======== Recorded data

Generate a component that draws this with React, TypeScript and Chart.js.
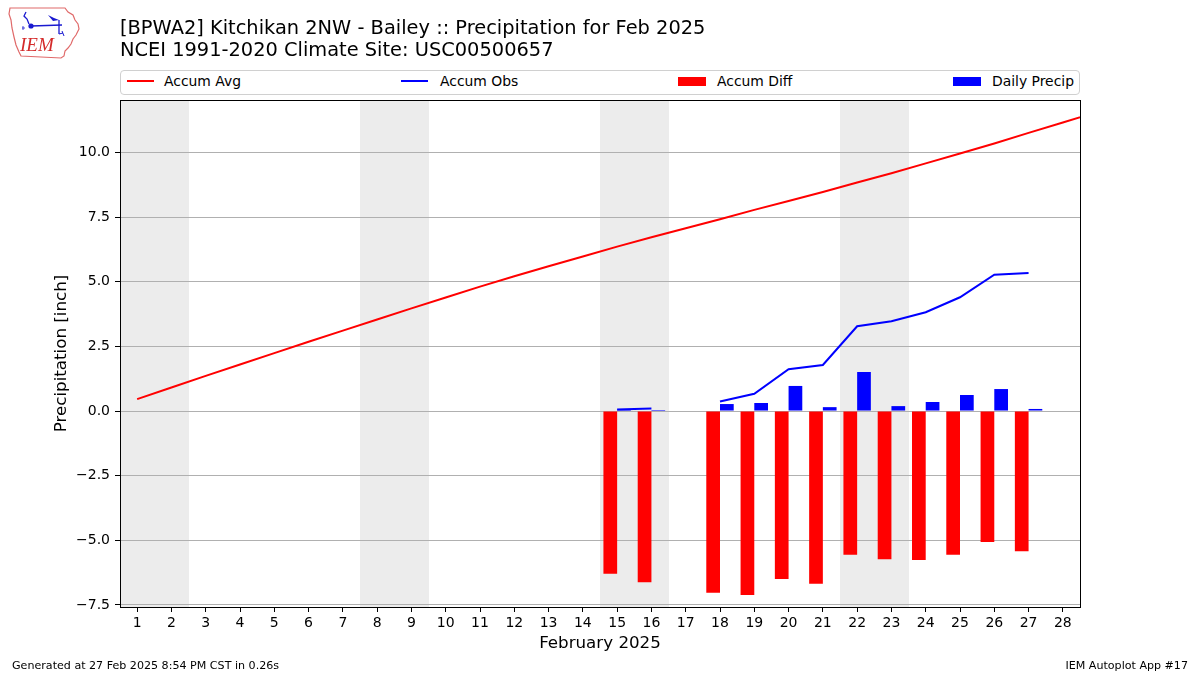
import React, { useEffect, useRef } from 'react';
import { Chart, registerables } from 'chart.js';

Chart.register(...registerables);

// ---------- text ----------
const titleLine1 = '[BPWA2] Kitchikan 2NW - Bailey :: Precipitation for Feb 2025';
const titleLine2 = 'NCEI 1991-2020 Climate Site: USC00500657';
const xAxisTitle = 'February 2025';
const yAxisTitle = 'Precipitation [inch]';
const footerLeft = 'Generated at 27 Feb 2025 8:54 PM CST in 0.26s';
const footerRight = 'IEM Autoplot App #17';
const legendLabels = ['Accum Avg', 'Accum Obs', 'Accum Diff', 'Daily Precip'];

// ---------- data ----------
const xTicks = [1, 2, 3, 4, 5, 6, 7, 8, 9, 10, 11, 12, 13, 14, 15, 16, 17, 18, 19, 20, 21, 22, 23, 24, 25, 26, 27, 28];
const yTicks = [-7.5, -5.0, -2.5, 0.0, 2.5, 5.0, 7.5, 10.0];

// climatology accumulation (day 29 = 1 Mar, clipped at the right edge)
const avgDays = [1, 2, 3, 4, 5, 6, 7, 8, 9, 10, 11, 12, 13, 14, 15, 16, 17, 18, 19, 20, 21, 22, 23, 24, 25, 26, 27, 28, 29];
const accumAvg = [0.46, 0.91, 1.36, 1.80, 2.24, 2.68, 3.11, 3.54, 3.97, 4.39, 4.81, 5.21, 5.60, 5.98, 6.36, 6.72, 7.07, 7.42, 7.78, 8.12, 8.47, 8.84, 9.20, 9.58, 9.96, 10.35, 10.76, 11.16, 11.56];

const obsDays = [15, 16, 17, 18, 19, 20, 21, 22, 23, 24, 25, 26, 27];
const accumObs = [0.06, 0.10, null, 0.37, 0.67, 1.62, 1.78, 3.28, 3.47, 3.82, 4.40, 5.27, 5.34];
const accumDiff = [-6.29, -6.62, null, -7.03, -7.12, -6.50, -6.68, -5.56, -5.73, -5.76, -5.56, -5.07, -5.42];
const dailyPrecip = [0.06, 0.04, null, 0.27, 0.31, 0.97, 0.15, 1.51, 0.19, 0.35, 0.62, 0.85, 0.08];

// weekend spans (first and last day of each Sat-Sun pair)
const weekendStart = [1, 8, 15, 22];
const weekendEnd = [2, 9, 16, 23];

const FONT = "'DejaVu Sans', sans-serif";
const RED = '#ff0000';
const BLUE = '#0000ff';

const fmtY = (v: number) => (v < 0 ? '\u2212' + Math.abs(v).toFixed(1) : v.toFixed(1));

const weekendPlugin = {
  id: 'weekendBands',
  beforeDraw(chart: any) {
    const { ctx, chartArea, scales } = chart;
    const xs = scales.x;
    ctx.save();
    ctx.fillStyle = '#ececec';
    weekendStart.forEach((s, i) => {
      const x0 = Math.round(Math.max(chartArea.left, xs.getPixelForValue(s - 0.5)));
      const x1 = Math.round(Math.min(chartArea.right, xs.getPixelForValue(weekendEnd[i] + 0.5)));
      ctx.fillRect(x0, chartArea.top, x1 - x0, chartArea.bottom - chartArea.top);
    });
    ctx.restore();
  },
  afterDraw(chart: any) {
    const { ctx, chartArea } = chart;
    ctx.save();
    ctx.strokeStyle = '#000';
    ctx.lineWidth = 1;
    ctx.strokeRect(
      Math.round(chartArea.left) + 0.5,
      Math.round(chartArea.top) + 0.5,
      Math.round(chartArea.right - chartArea.left),
      Math.round(chartArea.bottom - chartArea.top)
    );
    ctx.restore();
  },
};

function Logo() {
  return (
    <svg width={74} height={56} style={{ position: 'absolute', left: 7, top: 4 }} viewBox="0 0 74 56">
      <path
        d="M3 4 L58 4 L61 8 L66 11 L68 16 L71 20 L72 25 L69 31 L66 35 L64 40 L61 44 L58 47 L57 52 L54 54 L14 52 L12 48 L9 41 L7 33 L5 24 L4 16 L2 10 Z"
        fill="none"
        stroke="#e06a6a"
        strokeWidth={1.2}
      />
      <path d="M19 8 L17 12 L20 15 L22 20" fill="none" stroke="#1a1ad0" strokeWidth={1.3} />
      <circle cx={24} cy={22} r={2.6} fill="#1a1ad0" />
      <line x1={24} y1={22} x2={55} y2={21} stroke="#1a1ad0" strokeWidth={1.6} />
      <path d="M41 11 L47 14 L52 16 L46 17 Z" fill="#1a1ad0" />
      <line x1={52} y1={16} x2={52} y2={30} stroke="#1a1ad0" strokeWidth={1.3} />
      <path d="M52 30 L56 29 M55 27 L57 32" stroke="#1a1ad0" strokeWidth={1} />
      <path d="M15 24 L18 24 M16 22 L16 26" stroke="#1a1ad0" strokeWidth={0.8} />
      <text x={13} y={47} fill="#d42a2a" fontFamily="'Liberation Serif', 'DejaVu Serif', serif" fontStyle="italic" fontSize={19}>
        IEM
      </text>
    </svg>
  );
}

export default function App() {
  const canvasRef = useRef<HTMLCanvasElement | null>(null);

  useEffect(() => {
    if (!canvasRef.current) return;
    const chart = new Chart(canvasRef.current, {
      type: 'bar',
      data: {
        datasets: [
          {
            type: 'line',
            label: legendLabels[0],
            data: avgDays.map((d, i) => ({ x: d, y: accumAvg[i] })),
            borderColor: RED,
            backgroundColor: RED,
            borderWidth: 2,
            pointRadius: 0,
            tension: 0,
          } as any,
          {
            type: 'line',
            label: legendLabels[1],
            data: obsDays.map((d, i) => ({ x: d, y: accumObs[i] })),
            borderColor: BLUE,
            backgroundColor: BLUE,
            borderWidth: 2,
            pointRadius: 0,
            tension: 0,
            spanGaps: false,
          } as any,
          {
            type: 'bar',
            label: legendLabels[2],
            data: obsDays.map((d, i) => ({ x: d, y: accumDiff[i] })),
            backgroundColor: RED,
            borderWidth: 0,
            barPercentage: 1.0,
            categoryPercentage: 0.8,
          } as any,
          {
            type: 'bar',
            label: legendLabels[3],
            data: obsDays.map((d, i) => ({ x: d, y: dailyPrecip[i] })),
            backgroundColor: BLUE,
            borderWidth: 0,
            barPercentage: 1.0,
            categoryPercentage: 0.8,
          } as any,
        ],
      },
      options: {
        responsive: false,
        animation: false,
        devicePixelRatio: 1,
        layout: { padding: { top: 100, right: 120, left: 0, bottom: 0 } },
        plugins: {
          legend: { display: false },
          tooltip: { enabled: false },
          title: { display: false },
        },
        scales: {
          x: {
            type: 'linear',
            min: 0.5,
            max: 28.5,
            offset: false,
            afterBuildTicks: (s: any) => {
              s.ticks = xTicks.map((v) => ({ value: v }));
            },
            afterFit: (s: any) => {
              s.height = 68;
            },
            grid: {
              display: true,
              offset: false,
              drawOnChartArea: false,
              drawTicks: true,
              tickLength: 5,
              tickColor: '#000',
              lineWidth: 1,
            },
            border: { display: false },
            ticks: {
              color: '#000',
              font: { family: FONT, size: 14 },
              padding: 3,
              maxRotation: 0,
              autoSkip: false,
              callback: (v: any) => String(v),
            },
            title: {
              display: true,
              text: xAxisTitle,
              color: '#000',
              font: { family: FONT, size: 16.7 },
              padding: { top: 0, bottom: 21 },
            },
          },
          y: {
            type: 'linear',
            min: -7.58,
            max: 12.03,
            afterBuildTicks: (s: any) => {
              s.ticks = yTicks.map((v) => ({ value: v }));
            },
            afterFit: (s: any) => {
              s.width = 120;
            },
            grid: {
              color: '#b0b0b0',
              lineWidth: 1,
              drawTicks: true,
              tickLength: 5,
              tickColor: '#000',
            },
            border: { display: false },
            ticks: {
              color: '#000',
              font: { family: FONT, size: 14 },
              padding: 5,
              callback: (v: any) => fmtY(Number(v)),
            },
            title: {
              display: true,
              text: yAxisTitle,
              color: '#000',
              font: { family: FONT, size: 16.7 },
              padding: { top: 52, bottom: 0 },
            },
          },
        },
      } as any,
      plugins: [weekendPlugin],
    });
    return () => chart.destroy();
  }, []);

  const textBase: React.CSSProperties = {
    position: 'absolute',
    fontFamily: FONT,
    color: '#000',
    whiteSpace: 'nowrap',
  };

  const legendItems = [
    { label: legendLabels[0], kind: 'line', color: RED, hx: 127, tx: 164 },
    { label: legendLabels[1], kind: 'line', color: BLUE, hx: 401, tx: 440 },
    { label: legendLabels[2], kind: 'rect', color: RED, hx: 678, tx: 717 },
    { label: legendLabels[3], kind: 'rect', color: BLUE, hx: 953, tx: 992 },
  ];

  return (
    <div
      style={{
        position: 'absolute',
        left: 0,
        top: 0,
        width: 1200,
        height: 675,
        background: '#fff',
        overflow: 'hidden',
      }}
    >
      <canvas ref={canvasRef} width={1200} height={675} style={{ position: 'absolute', left: 0, top: 0, width: 1200, height: 675 }} />
      <Logo />
      <div style={{ ...textBase, left: 120, top: 17, fontSize: 19.4, lineHeight: '22px' }}>{titleLine1}</div>
      <div style={{ ...textBase, left: 120, top: 39, fontSize: 19.4, lineHeight: '22px' }}>{titleLine2}</div>

      <div
        style={{
          position: 'absolute',
          left: 120,
          top: 70,
          width: 960,
          height: 25,
          boxSizing: 'border-box',
          border: '1px solid #d0d0d0',
          borderRadius: 4,
          background: '#fff',
        }}
      />
      {legendItems.map((it) => (
        <React.Fragment key={it.label}>
          {it.kind === 'line' ? (
            <div style={{ position: 'absolute', left: it.hx, top: 80, width: 27, height: 2, background: it.color }} />
          ) : (
            <div style={{ position: 'absolute', left: it.hx, top: 77, width: 28, height: 9, background: it.color }} />
          )}
          <div style={{ ...textBase, left: it.tx, top: 73, fontSize: 13.9, lineHeight: '16px' }}>{it.label}</div>
        </React.Fragment>
      ))}

      <div style={{ ...textBase, left: 12, top: 659, fontSize: 11.1, lineHeight: '13px' }}>{footerLeft}</div>
      <div style={{ ...textBase, right: 12, top: 659, fontSize: 11.1, lineHeight: '13px', textAlign: 'right' }}>{footerRight}</div>
    </div>
  );
}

================

* Written exercise: Determine how many lines of this listing contain "React", and give only the number.

* The answer: 5